The 28-year-old, who was sharing the sprint and lead-out duties at the Tour with teammate Jasper Philipsen, also left the Giro d’Italia early, with fatigue kicking in on the first time in his career that he had raced for 10 consecutive days. 

“With Jasper in the team, I know there wouldn't be many more chances, but a second stage win was really still a goal,” Merlier added. “You know, this is one of the first times in my career that I'm leaving a race like this. In the Giro I also gave up, but that was mainly as a precaution. This is a different story.”

Merlier, who won stage 3 of the Tour de France in Pontivy, said he felt “mentally broken” after his withdrawal during the wet 145 kilometre stage 9, which saw the peloton tackle five classified climbs.

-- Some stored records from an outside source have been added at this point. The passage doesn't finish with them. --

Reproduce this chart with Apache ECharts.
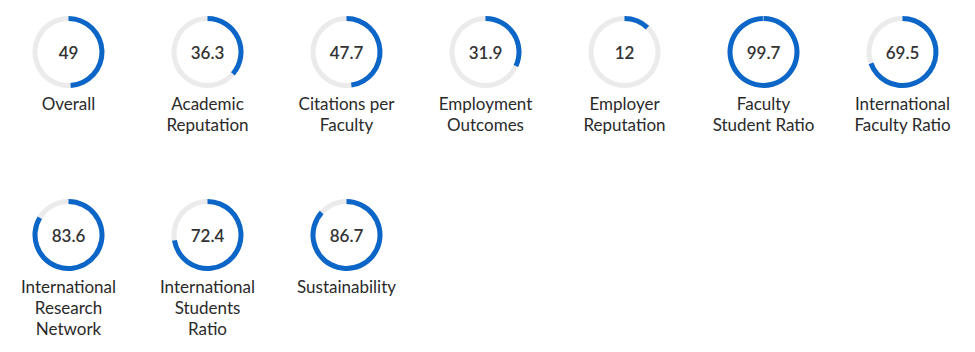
<!DOCTYPE html>
<html>
<head>
<meta charset="utf-8">
<script src="https://cdn.jsdelivr.net/npm/echarts@6/dist/echarts.min.js"></script>
<style>
html,body{margin:0;padding:0;background:#fff;}
#chart{width:975px;height:352px;}
</style>
</head>
<body>
<div id="chart"></div>
<script>
const categories = [
  "Overall",
  "Academic\nReputation",
  "Citations per\nFaculty",
  "Employment\nOutcomes",
  "Employer\nReputation",
  "Faculty\nStudent Ratio",
  "International\nFaculty Ratio",
  "International\nResearch\nNetwork",
  "International\nStudents\nRatio",
  "Sustainability"
];
const values = [49, 36.3, 47.7, 31.9, 12, 99.7, 69.5, 83.6, 72.4, 86.7];

const COLS = 7, X0 = 68.5, DX = 139, Y0 = 52, DY = 183, R = 36, RING = 5;
const BLUE = '#0c66c8', TRACK = '#ebebeb';
const FONT = 'Lato, "Open Sans", sans-serif';

const chart = echarts.init(document.getElementById('chart'), null, {renderer: 'svg'});
const series = [], graphics = [];
values.forEach((v, i) => {
  const cx = X0 + (i % COLS) * DX;
  const cy = Y0 + Math.floor(i / COLS) * DY;
  series.push({
    type: 'gauge',
    center: [cx, cy],
    radius: R,
    startAngle: 90,
    endAngle: -270,
    min: 0,
    max: 100,
    pointer: {show: false},
    progress: {show: true, width: RING, itemStyle: {color: BLUE}},
    axisLine: {lineStyle: {width: RING, color: [[1, TRACK]]}},
    axisTick: {show: false},
    splitLine: {show: false},
    axisLabel: {show: false},
    anchor: {show: false},
    title: {show: false},
    detail: {
      offsetCenter: [0, 0],
      fontSize: 17,
      fontWeight: 600,
      fontFamily: FONT,
      color: '#333',
      formatter: '{value}'
    },
    animation: false,
    data: [{value: v}]
  });
  graphics.push({
    type: 'text',
    x: cx,
    y: cy + R + 5,
    style: {
      text: categories[i],
      align: 'center',
      verticalAlign: 'top',
      fontSize: 17,
      fontWeight: 'normal',
      lineHeight: 21,
      fontFamily: FONT,
      fill: '#2a2a2a'
    }
  });
});

chart.setOption({
  backgroundColor: '#fff',
  animation: false,
  series: series,
  graphic: graphics
});
</script>
</body>
</html>
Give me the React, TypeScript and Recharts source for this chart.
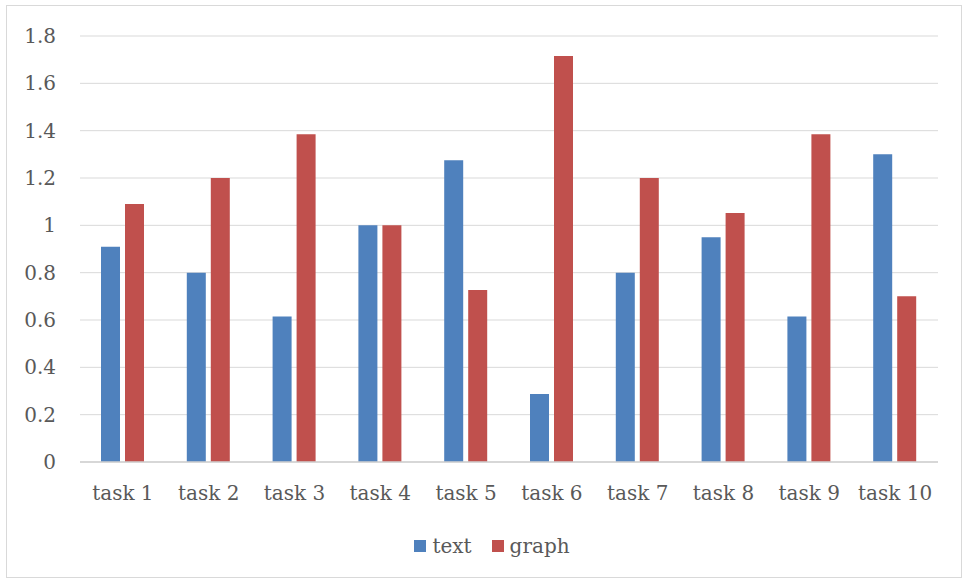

“It just went too fast,” said Merlier. “I'm in good shape, I think. Proof of this is that I set a personal record today, among other things. But after an hour and a half the legs started to drain. I could no longer follow the grupetto. I didn't want to give up and still try to make it to the finish, but the peloton rode so far away that another mental blow followed. It made no sense anymore.

“The time cut caused a lot of stress and a higher pace in the grupetto today. At a certain moment, I was empty, and I couldn’t follow the tempo any longer. I tried to go on as long as possible, hoping to catch someone downhill, but I realized it was a mission impossible when I saw the grupetto riding too far ahead of me.

"It just went too fast. I am conditionally fine, I think. Proof of that is that today, among other things, I set a personal record. But after an hour and a half the legs started to run empty. I couldn't follow the grupetto anymore."

"I improved my 20-minute record today, in terms of wattages. I also set my second best hour record and my third best 90-minute record. That, of course, indicates that there was serious racing. The group with guys like Cavendish, Démare, I was in at first. But I couldn't hold it."

Merlier was far from the only rider to have found the going tough on stage 9, with a number struggling to get to the finish line at Tignes within 37:20 of stage winner Ben O’Connor (AG2R Citroën). Points leader Mark Cavendish (Deceuninck-QuickStep) was emotional after making it with 1:32 to spare, while others such as André Greipel (Israel Start-Up Nation) and Greg Van Avermaet (AG2R Citroën) cut it even finer. Arnaud Démare (Groupama-FDJ) fell on the wrong side of the cut, along with six other riders, while Nans Peters (AG2R Citroën) and Jasper De Buyst (Lotto Soudal) also abandoned during the stage.

The experience, as challenging as it was, wasn’t enough to dent Merlier’s enthusiasm for the race completely. 

When asked by Wielerflits if he wanted to come back the reply was: "Absolutely! I want to prove that I can do this. But during my debut in the Tour I hit my limits. And that is painful.”